What the task asks:
Search the material for the word "chart" and copy each line that holds it.

⟨

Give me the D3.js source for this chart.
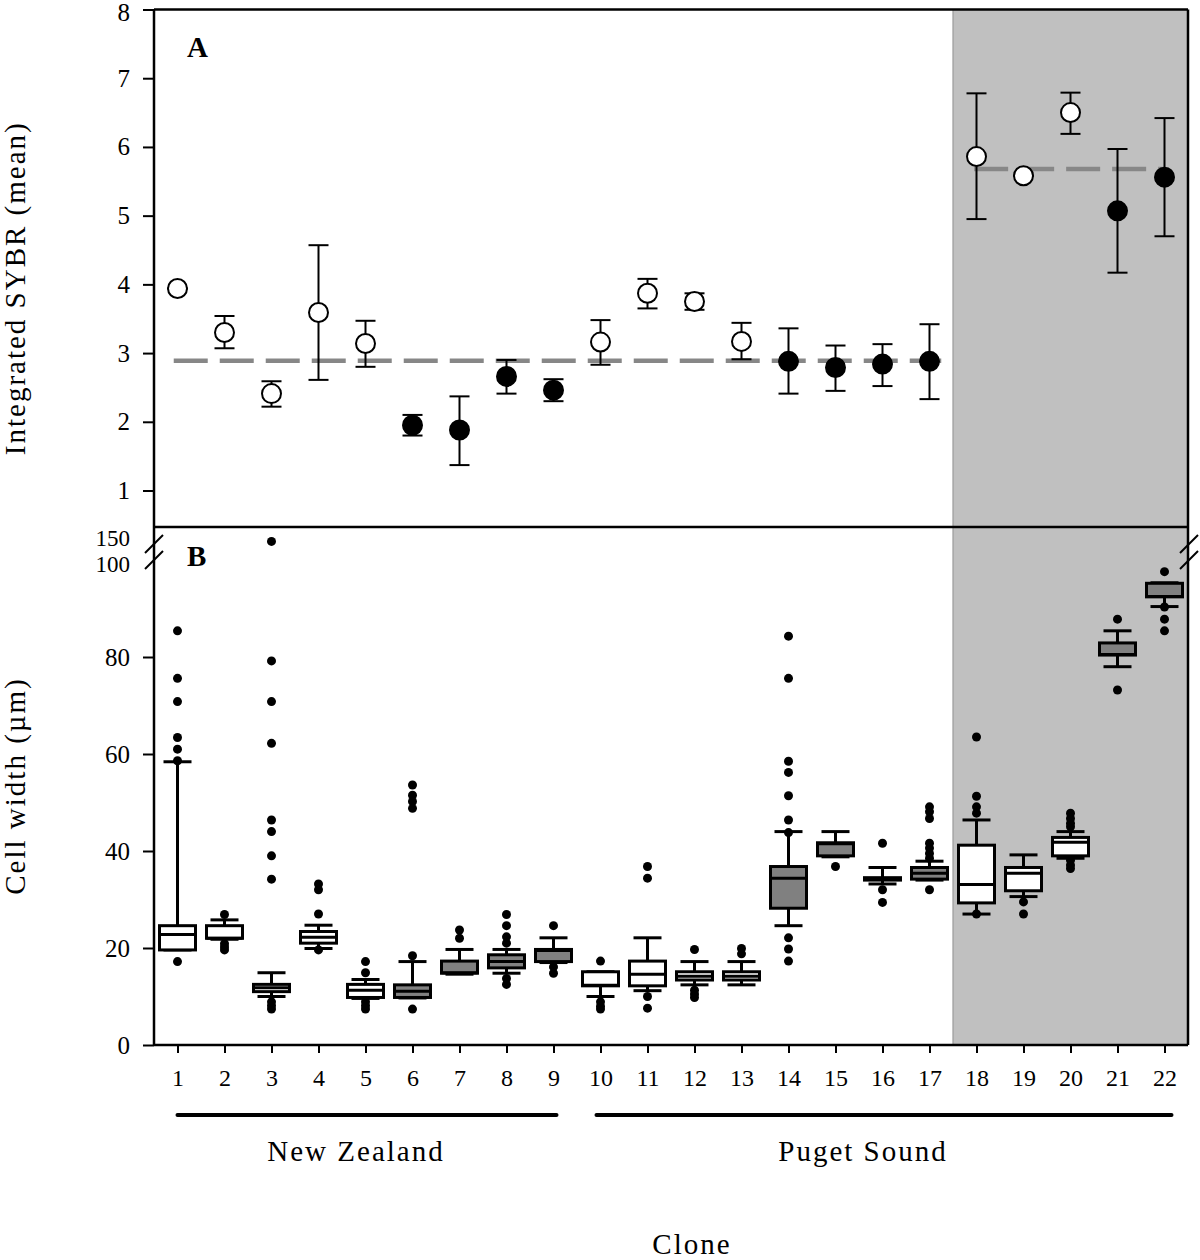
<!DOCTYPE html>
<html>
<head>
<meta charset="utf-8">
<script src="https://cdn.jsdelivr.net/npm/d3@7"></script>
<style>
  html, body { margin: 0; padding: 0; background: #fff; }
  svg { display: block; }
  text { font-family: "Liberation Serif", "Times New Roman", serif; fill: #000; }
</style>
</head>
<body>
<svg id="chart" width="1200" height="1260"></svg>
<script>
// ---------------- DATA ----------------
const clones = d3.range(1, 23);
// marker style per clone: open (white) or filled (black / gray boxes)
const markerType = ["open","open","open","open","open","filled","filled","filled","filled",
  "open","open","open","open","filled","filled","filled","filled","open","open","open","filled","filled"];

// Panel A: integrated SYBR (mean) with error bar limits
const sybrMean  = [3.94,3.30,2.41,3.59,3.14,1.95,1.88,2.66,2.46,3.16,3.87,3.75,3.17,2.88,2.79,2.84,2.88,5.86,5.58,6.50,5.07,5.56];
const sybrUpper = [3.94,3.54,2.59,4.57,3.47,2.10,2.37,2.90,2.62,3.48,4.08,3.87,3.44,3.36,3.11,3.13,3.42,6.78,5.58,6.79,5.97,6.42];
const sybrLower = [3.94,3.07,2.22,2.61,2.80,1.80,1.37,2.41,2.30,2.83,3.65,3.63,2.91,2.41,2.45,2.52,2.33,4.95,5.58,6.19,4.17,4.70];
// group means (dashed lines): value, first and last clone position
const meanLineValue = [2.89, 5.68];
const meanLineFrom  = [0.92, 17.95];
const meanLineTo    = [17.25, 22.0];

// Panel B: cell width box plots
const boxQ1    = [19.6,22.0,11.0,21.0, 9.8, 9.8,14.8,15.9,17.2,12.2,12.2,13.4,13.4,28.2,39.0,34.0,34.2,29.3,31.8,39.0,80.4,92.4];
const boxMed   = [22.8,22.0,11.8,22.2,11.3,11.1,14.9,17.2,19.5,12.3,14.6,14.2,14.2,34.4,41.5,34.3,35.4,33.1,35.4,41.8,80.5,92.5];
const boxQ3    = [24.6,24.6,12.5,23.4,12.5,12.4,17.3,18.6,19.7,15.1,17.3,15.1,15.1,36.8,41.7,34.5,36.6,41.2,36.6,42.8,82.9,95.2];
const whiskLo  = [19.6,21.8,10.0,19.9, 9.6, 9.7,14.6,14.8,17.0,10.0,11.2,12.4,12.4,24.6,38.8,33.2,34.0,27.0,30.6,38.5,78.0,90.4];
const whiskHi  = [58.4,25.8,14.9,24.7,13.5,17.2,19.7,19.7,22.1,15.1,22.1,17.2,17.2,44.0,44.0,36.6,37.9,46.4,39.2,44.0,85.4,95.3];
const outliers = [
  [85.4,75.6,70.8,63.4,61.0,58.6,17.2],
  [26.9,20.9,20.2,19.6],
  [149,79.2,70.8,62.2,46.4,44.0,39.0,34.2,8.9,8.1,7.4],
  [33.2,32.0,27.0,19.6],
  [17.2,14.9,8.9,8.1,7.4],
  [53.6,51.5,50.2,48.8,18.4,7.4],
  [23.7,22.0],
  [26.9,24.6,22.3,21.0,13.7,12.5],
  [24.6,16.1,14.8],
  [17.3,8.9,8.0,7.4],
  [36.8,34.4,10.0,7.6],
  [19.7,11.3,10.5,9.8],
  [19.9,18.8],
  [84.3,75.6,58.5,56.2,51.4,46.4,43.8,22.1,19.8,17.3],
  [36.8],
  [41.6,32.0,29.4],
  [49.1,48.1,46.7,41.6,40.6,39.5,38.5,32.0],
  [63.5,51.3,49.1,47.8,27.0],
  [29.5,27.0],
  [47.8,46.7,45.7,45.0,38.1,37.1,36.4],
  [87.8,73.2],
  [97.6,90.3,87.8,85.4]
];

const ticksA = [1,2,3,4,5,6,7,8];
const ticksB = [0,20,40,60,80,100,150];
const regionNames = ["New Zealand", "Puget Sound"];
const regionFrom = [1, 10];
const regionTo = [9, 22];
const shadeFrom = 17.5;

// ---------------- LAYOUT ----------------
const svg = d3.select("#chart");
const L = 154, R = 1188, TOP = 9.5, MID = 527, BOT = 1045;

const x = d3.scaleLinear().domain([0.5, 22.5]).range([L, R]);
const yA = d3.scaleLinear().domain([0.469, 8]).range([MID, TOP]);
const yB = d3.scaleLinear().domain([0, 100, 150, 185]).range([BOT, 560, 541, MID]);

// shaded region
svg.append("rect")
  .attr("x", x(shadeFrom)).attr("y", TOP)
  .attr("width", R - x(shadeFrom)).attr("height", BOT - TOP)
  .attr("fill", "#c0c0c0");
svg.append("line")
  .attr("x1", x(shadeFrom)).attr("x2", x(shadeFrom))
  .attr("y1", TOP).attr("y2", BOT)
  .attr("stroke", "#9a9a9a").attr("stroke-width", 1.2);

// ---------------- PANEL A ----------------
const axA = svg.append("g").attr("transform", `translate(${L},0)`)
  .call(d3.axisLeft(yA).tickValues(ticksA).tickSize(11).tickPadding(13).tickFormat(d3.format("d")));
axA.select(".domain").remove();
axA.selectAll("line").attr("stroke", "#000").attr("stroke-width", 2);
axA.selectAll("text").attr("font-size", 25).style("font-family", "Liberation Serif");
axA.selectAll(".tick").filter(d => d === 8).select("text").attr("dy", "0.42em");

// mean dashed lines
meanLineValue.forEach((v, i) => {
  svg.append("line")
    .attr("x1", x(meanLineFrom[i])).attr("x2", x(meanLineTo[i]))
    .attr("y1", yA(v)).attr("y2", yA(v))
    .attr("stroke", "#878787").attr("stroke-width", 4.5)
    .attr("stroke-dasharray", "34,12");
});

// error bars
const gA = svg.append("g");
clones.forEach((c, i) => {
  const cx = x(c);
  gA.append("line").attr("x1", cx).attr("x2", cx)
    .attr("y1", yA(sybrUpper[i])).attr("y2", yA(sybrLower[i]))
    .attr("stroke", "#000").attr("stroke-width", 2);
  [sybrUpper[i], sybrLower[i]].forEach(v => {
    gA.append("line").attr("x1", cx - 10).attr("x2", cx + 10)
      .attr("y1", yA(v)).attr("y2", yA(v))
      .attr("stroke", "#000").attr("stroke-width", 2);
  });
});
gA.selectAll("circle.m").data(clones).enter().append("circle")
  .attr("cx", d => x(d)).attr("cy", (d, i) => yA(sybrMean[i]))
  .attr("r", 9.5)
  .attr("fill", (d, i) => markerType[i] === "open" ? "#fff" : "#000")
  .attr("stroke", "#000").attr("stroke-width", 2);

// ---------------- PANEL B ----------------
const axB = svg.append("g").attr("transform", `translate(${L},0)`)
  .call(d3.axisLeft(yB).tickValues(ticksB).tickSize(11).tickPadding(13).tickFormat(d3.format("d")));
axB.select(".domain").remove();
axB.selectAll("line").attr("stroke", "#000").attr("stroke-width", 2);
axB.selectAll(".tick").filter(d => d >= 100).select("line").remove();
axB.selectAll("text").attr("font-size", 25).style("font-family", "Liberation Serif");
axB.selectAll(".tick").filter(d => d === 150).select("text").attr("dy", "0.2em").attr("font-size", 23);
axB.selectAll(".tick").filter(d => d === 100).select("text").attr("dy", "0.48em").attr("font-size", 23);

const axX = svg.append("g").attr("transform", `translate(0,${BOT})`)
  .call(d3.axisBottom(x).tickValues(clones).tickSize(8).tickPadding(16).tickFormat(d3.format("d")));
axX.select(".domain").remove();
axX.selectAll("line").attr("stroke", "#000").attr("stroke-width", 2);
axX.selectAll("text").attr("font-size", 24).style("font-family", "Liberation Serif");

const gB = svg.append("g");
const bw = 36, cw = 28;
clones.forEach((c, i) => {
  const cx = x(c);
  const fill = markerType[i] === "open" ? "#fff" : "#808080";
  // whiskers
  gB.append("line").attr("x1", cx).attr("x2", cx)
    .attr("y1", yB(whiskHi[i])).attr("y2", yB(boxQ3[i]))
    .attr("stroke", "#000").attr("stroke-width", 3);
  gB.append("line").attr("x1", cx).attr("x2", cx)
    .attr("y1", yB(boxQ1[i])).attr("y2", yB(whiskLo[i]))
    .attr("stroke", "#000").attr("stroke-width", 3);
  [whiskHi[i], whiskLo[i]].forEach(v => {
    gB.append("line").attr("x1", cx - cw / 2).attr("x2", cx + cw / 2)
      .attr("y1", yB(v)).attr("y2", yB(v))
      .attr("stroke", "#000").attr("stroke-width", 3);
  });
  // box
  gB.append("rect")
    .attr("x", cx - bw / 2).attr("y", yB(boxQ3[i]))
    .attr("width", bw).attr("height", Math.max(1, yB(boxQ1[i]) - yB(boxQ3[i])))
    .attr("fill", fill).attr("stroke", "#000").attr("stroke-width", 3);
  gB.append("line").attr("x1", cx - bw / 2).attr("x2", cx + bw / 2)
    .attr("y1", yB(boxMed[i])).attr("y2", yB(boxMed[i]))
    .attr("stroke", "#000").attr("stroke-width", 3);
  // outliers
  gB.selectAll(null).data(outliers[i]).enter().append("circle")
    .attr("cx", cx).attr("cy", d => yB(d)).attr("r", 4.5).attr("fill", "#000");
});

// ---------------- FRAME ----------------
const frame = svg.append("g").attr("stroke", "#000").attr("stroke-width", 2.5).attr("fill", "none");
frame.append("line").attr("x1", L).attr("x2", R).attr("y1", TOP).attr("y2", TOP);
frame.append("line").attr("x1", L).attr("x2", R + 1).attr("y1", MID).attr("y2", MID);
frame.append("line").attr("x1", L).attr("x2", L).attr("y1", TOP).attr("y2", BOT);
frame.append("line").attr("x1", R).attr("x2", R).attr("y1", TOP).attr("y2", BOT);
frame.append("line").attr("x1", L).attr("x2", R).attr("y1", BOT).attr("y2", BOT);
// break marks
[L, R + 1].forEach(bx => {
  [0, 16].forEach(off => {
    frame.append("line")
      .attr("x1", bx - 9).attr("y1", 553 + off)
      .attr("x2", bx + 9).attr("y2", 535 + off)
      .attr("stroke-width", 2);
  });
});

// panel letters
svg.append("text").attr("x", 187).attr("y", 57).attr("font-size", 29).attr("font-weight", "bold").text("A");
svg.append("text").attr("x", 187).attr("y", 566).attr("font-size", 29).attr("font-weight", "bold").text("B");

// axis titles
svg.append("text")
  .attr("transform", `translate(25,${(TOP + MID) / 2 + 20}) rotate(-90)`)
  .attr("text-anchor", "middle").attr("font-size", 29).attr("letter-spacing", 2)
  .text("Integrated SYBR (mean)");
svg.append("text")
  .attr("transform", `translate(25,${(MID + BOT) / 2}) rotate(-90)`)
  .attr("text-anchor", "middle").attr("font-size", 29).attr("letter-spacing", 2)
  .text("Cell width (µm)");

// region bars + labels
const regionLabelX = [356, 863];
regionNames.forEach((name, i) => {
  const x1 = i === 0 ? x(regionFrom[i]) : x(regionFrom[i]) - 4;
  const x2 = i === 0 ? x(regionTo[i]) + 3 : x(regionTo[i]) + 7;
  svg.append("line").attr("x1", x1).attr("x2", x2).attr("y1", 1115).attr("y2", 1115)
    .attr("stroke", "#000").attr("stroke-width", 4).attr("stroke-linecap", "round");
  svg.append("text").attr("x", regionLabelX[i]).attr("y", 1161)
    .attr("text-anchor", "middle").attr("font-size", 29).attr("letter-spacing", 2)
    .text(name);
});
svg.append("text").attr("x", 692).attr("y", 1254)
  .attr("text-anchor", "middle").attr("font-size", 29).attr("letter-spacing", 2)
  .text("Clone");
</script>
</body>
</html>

⟩

The reply:
Give me the D3.js source for this chart.
<svg id="chart" width="1200" height="1260"></svg>
const svg = d3.select("#chart");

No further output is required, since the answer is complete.